Over the past 8-10 years, UGA has had a huge jump in the number of students submitting ACT scores. UGA treats the ACT in the same way that we do the SAT (neither one is better or worse, easier or harder, etc.), but there still seems to be a great deal of mystery about how UGA looks at the ACT. I will try my best to give you some insight into our process.

First, UGA requires that at least one ACT Writing score be submitted to UGA for us to use any ACT scores. For both the SAT and the ACT, UGA uses the Writing score information, so if we do not have an ACT Writing score, we cannot use a student's ACT scores. We are fine if one of your ACT exams has a Writing score and one does not, as we just need one (or more) Writing scores for the ACT. But we must have at least one ACT Writing score to use any ACT scores as a whole, and we cannot use the SAT Writing as a substitute.

When we look at the ACT scores, we are one of the schools that will superscore the ACT. This means that UGA will take your highest subscores in multiple ACT exams and use these highest scores both individually and in calculating the highest composite.
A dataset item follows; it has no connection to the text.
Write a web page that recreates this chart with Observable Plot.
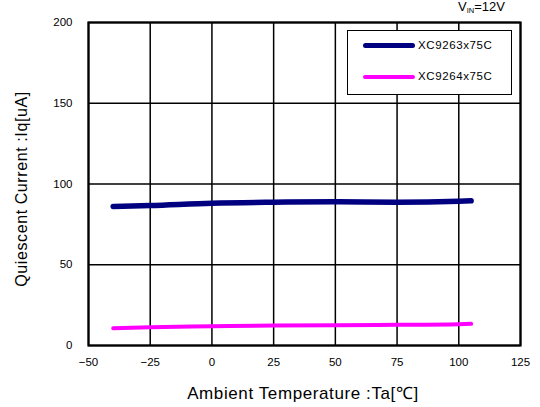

The ACT determines the composite by adding together the English, Math, Science Reasoning and Reading subscores, then dividing by 4 (rounding to the nearest whole number). Since the Writing section is not required by the ACT, it is not used in the Composite score by the ACT. This is how you might have a higher overall Composite score than what your individual Composite scores are. Here is a quick example:
  • ACT 1: English-28, Math-29, Science-25, Reading-26 - Composite 27
  • ACT 2: English 24, Math 31, Science 27, Reading 23 - Composite 26
  • UGA Superscore:  English 28, Math 31, Science 27, Reading 26 - Composite 28
  • As well, UGA will use the highest ACT Writing score if you have more than one score.
When UGA looks at the scores in more detail, though, we are focusing on the subscores that match the SAT scores. As such, our focus is on the English subscore, the Math subscore, and the Writing subscore, as these match up with the SAT subscores. If you have both SAT and ACT (with Writing) scores, we will then use whichever test has the strongest scores. In addition to these three subscores being a good match to the SAT subscores, there has also been research showing that these three subscores are the best ACT score predictors of student success in college. The Washington Post has a good article about this ACT issue, although they use harsher language that I would.

So when you look at your ACT results and are discussing them with other people, know that we are looking at specific subscores, and that a Composite Score does not always give the most accurate information. Here are two more examples to give you a good understanding of the situation:

  • Student A: English -29, Math -30, Science -24, Reading -24, Combined English/Writing -31
  • Student B: English -25, Math -22, Science -29, Reading -31, Combined English/Writing - 26
The Composite score for both students is a 27, but the eyes of UGA, Student A has a much stronger ACT, specifically in the English, Math and Combined English/Writing subscores. So if they both go out and state that they have a 27 ACT, that does not really give the full and accurate story.

I hope this helps a little bit in understanding how UGA looks at the ACT, and Go Dawgs!